I appologize for not getting back to answer this - I moved in 2003 and the move was a nightmare (took 8 months to move all the "stuff"), but the good part is now I have a poured concrete gunsafe that has 10' x 20' floor space with 10 foot high walls, and the walls are covered with pegboard (and covered with guns [img]/ubbthreads/images/graemlins/smile.gif[/img] ).

And since then I have been fighting a custody thing in court - so I haven't been on the web very much.
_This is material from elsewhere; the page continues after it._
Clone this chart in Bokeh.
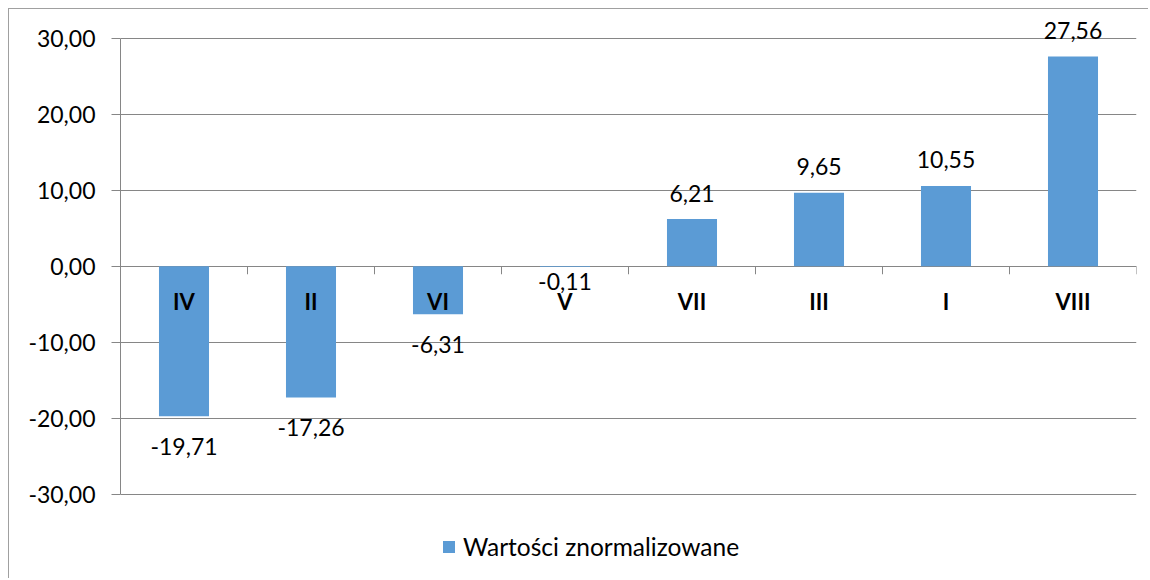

As to the lady at Leupold saying that they are set at the factory - BS. The people on the customer phones have a FAQ sheet in front of them with canned answers. They don't understand what or how scopes work. Since the "side focus" dials have no graduations, there is nothing they can set - it's an approxmation and you can do better. Just follow the instructions above. Set the dial at infinity (using an infinity subject). It doesn't have to be a real target - it can be a mountain ridge or whatever. When properly set, it will work fine - you can put a sticky lable arouind the knob and mark the closer ranges if you like, then, if you use a laser, you can set the range (start from infinity) correct your elevation, and shoot.

-

Bart B

[ QUOTE ]
Reticules in the first image plane also appear to move off center as elevation and windage adjustments are made. This happens 'cause the back of the erector tube is fixed and the front points to a different place in that first image. The only way to fix this is to anchor the erector tube's front end at the first image plane then move the adjustment turret back closer to the eyepiece. Which wouldn't be a bad idea 'cause the adjustments would be easier to reach.

[/ QUOTE ]

Not so... there are many first focal plane reticles still made and the reticle always stays in the center of the scope - what you are talking about was back in the '40s and '50's, the elevation/windage dials moved the reticle itself, and no optics were moved, so the reticle moved off center in the field, sometimes way off to one side or corner... but no one has made scopes like that in 50 years - now, in first focal plane scope, the optics are used to move the image, and the reticle ALWAYS stays centered.

-

CatShooter.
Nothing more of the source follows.